EXERCISE OBJECTIVE
An exact copy of all the data is required, with pictures left out.

--

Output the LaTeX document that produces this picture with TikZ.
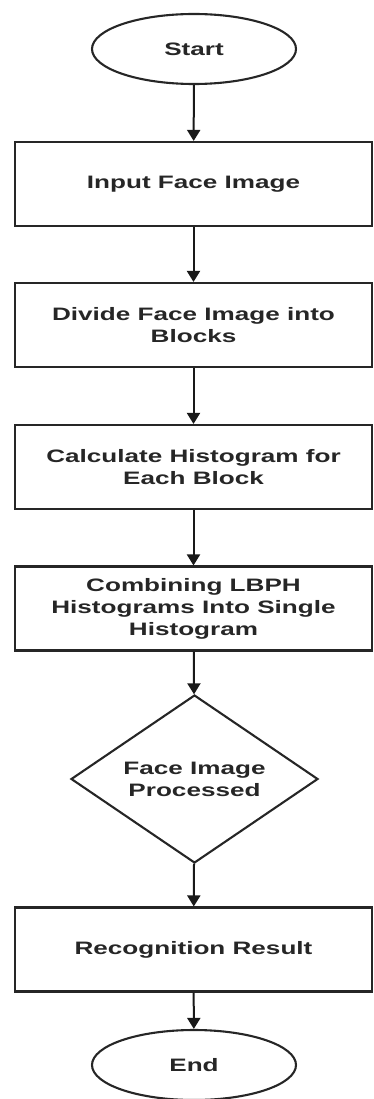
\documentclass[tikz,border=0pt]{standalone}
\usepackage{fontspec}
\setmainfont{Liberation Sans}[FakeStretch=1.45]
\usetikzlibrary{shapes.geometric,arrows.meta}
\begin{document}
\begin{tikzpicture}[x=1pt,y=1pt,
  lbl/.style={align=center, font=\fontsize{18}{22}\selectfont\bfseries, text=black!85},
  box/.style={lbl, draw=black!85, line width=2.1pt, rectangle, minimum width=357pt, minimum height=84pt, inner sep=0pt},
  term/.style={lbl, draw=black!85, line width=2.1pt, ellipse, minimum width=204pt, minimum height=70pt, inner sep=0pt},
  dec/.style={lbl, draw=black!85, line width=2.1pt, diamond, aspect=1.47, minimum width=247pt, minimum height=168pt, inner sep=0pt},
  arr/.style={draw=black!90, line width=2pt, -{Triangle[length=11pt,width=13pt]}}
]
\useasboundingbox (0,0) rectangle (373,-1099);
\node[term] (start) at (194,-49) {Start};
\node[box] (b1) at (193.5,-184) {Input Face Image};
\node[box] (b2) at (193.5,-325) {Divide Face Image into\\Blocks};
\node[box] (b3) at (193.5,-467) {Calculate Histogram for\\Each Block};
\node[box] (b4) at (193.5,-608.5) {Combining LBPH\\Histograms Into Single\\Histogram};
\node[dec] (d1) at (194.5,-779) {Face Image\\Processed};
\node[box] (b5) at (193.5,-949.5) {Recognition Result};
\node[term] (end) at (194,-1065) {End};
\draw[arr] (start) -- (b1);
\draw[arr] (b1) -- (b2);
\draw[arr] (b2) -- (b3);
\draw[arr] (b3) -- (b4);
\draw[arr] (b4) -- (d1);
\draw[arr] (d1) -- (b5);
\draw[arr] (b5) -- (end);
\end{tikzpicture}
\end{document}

--

THE REPLY
Output the LaTeX document that produces this picture with TikZ.
\documentclass[tikz,border=0pt]{standalone}
\usepackage{fontspec}
\setmainfont{Liberation Sans}[FakeStretch=1.45]
\usetikzlibrary{shapes.geometric,arrows.meta}
\begin{document}
\begin{tikzpicture}[x=1pt,y=1pt,
  lbl/.style={align=center, font=\fontsize{18}{22}\selectfont\bfseries, text=black!85},
  box/.style={lbl, draw=black!85, line width=2.1pt, rectangle, minimum width=357pt, minimum height=84pt, inner sep=0pt},
  term/.style={lbl, draw=black!85, line width=2.1pt, ellipse, minimum width=204pt, minimum height=70pt, inner sep=0pt},
  dec/.style={lbl, draw=black!85, line width=2.1pt, diamond, aspect=1.47, minimum width=247pt, minimum height=168pt, inner sep=0pt},
  arr/.style={draw=black!90, line width=2pt, -{Triangle[length=11pt,width=13pt]}}
]
\useasboundingbox (0,0) rectangle (373,-1099);
\node[term] (start) at (194,-49) {Start};
\node[box] (b1) at (193.5,-184) {Input Face Image};
\node[box] (b2) at (193.5,-325) {Divide Face Image into\\Blocks};
\node[box] (b3) at (193.5,-467) {Calculate Histogram for\\Each Block};
\node[box] (b4) at (193.5,-608.5) {Combining LBPH\\Histograms Into Single\\Histogram};
\node[dec] (d1) at (194.5,-779) {Face Image\\Processed};
\node[box] (b5) at (193.5,-949.5) {Recognition Result};
\node[term] (end) at (194,-1065) {End};
\draw[arr] (start) -- (b1);
\draw[arr] (b1) -- (b2);
\draw[arr] (b2) -- (b3);
\draw[arr] (b3) -- (b4);
\draw[arr] (b4) -- (d1);
\draw[arr] (d1) -- (b5);
\draw[arr] (b5) -- (end);
\end{tikzpicture}
\end{document}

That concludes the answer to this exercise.